En España, más que la reproducción realista del individuo retratado, tal como se dio en los Países Bajos, el género del retrato implicó un mensaje moralizante o, al menos, la evocación de cierto eco espiritual. Al igual que en el resto del escenario renacentista europeo, también en el arte español de fines del siglo XVI cobró relevancia el papel del monarca, que dio lugar a un arte cortesano. Su figura y el resto de su familia se convirtieron en un modelo de carácter ético y religioso, que se extendió en la obra de todos los retratistas.
En los artistas de especial sensibilidad, como es el caso de El Greco, la contradicción entre el deber ser del modelo y la realidad que afrontaba se tradujo en un desgarro que estimuló su manierismo. Sus retratos suelen ser de busto o de medio cuerpo, de personajes enlutados, con un cromatismo sobrio, si se quiere dramático, en contraposción al colorido tan rico de sus obras devocionales. Curiosamente, mientras los mitos religiosos, sin más asidero que la imaginación y la fe, estimulaban el cromatismo de su paleta, la realidad inmediata generaba una plástica polarizada entre el blanco y el negro.

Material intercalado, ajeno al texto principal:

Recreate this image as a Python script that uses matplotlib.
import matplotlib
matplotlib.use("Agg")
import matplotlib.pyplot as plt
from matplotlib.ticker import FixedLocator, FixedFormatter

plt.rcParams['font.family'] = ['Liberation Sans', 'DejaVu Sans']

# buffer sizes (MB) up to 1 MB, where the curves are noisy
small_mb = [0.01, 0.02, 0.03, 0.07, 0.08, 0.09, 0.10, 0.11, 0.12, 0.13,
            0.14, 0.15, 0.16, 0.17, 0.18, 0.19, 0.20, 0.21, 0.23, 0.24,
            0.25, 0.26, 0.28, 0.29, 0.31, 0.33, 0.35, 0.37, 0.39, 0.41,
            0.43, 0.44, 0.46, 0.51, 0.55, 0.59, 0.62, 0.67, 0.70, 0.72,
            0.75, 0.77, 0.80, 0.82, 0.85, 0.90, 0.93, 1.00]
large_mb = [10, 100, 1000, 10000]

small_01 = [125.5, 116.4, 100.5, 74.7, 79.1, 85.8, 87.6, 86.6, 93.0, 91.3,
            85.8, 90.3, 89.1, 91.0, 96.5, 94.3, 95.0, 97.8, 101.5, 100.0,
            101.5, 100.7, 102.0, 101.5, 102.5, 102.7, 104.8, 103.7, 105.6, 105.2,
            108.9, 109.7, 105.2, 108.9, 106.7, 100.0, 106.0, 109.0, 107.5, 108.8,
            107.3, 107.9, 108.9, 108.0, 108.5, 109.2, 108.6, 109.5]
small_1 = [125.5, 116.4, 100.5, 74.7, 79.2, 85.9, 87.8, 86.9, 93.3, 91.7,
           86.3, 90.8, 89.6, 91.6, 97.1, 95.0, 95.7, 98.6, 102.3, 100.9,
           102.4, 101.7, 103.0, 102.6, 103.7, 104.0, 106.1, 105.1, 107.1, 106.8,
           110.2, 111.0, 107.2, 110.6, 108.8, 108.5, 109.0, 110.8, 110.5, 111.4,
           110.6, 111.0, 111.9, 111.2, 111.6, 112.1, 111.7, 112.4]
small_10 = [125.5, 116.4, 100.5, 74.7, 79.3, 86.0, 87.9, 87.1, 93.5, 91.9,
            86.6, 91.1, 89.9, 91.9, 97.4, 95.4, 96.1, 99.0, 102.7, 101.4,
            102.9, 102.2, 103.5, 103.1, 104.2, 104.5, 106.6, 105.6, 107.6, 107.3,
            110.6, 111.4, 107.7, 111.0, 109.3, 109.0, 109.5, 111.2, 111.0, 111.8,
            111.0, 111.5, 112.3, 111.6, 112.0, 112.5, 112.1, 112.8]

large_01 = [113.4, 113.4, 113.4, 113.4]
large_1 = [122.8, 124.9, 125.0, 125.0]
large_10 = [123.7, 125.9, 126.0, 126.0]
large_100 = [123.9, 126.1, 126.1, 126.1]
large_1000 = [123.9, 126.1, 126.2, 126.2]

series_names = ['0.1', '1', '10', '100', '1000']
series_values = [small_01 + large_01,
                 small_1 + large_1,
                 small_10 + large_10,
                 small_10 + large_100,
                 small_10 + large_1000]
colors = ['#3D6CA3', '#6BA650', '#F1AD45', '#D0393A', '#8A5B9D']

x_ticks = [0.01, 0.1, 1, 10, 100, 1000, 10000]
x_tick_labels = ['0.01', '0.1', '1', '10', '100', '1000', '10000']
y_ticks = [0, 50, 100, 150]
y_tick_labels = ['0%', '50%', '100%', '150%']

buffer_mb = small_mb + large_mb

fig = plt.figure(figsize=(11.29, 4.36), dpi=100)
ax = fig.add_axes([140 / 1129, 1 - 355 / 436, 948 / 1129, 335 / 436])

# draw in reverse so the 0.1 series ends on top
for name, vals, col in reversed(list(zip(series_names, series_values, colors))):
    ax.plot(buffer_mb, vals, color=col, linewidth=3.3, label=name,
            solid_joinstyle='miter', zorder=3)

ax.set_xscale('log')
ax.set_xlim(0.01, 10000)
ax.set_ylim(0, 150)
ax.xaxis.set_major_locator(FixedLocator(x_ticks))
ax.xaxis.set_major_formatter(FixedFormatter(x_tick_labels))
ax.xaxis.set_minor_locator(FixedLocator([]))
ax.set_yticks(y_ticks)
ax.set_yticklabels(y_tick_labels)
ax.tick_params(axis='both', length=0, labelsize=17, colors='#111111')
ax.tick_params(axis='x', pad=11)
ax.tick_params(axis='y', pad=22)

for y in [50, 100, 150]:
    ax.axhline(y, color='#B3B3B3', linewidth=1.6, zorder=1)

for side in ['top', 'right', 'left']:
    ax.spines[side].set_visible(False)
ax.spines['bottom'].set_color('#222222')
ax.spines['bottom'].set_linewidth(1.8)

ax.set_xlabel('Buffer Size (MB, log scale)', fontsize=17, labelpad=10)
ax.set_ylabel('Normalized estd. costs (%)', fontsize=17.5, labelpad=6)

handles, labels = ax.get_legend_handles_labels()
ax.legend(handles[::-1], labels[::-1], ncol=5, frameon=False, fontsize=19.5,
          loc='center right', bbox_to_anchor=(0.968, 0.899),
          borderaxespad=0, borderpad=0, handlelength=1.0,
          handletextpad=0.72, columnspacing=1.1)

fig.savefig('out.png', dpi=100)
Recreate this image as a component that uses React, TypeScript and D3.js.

Si se observa, la pose frontal de El caballero de la mano en el pecho y la rigidez de su postura confieren al retrato un carácter hierático, como si, pese a tratarse de un individuo concreto, lo suyo fuese la eternidad. El efecto dramático es inevitable y, plásticamente, está asegurado por lo dos puntos de luz que irrumpen en medio de la oscuridad predominante: la cara y la mano del caballero. El Greco extremó de este modo los recursos contrastantes que tomó de la técnica de Tintoretto y Tiziano, a quien sin duda consideraba sus maestros.
Por esta vía, El Greco evolucionó hacia un manierismo desmaterializador. Sus pinceladas adquirieron mayor fluidez y un hálito sobrenatural. Se extremaron aún más las figuras alargadas, que adquirieron relieve entre contrastes de colores de gama fría.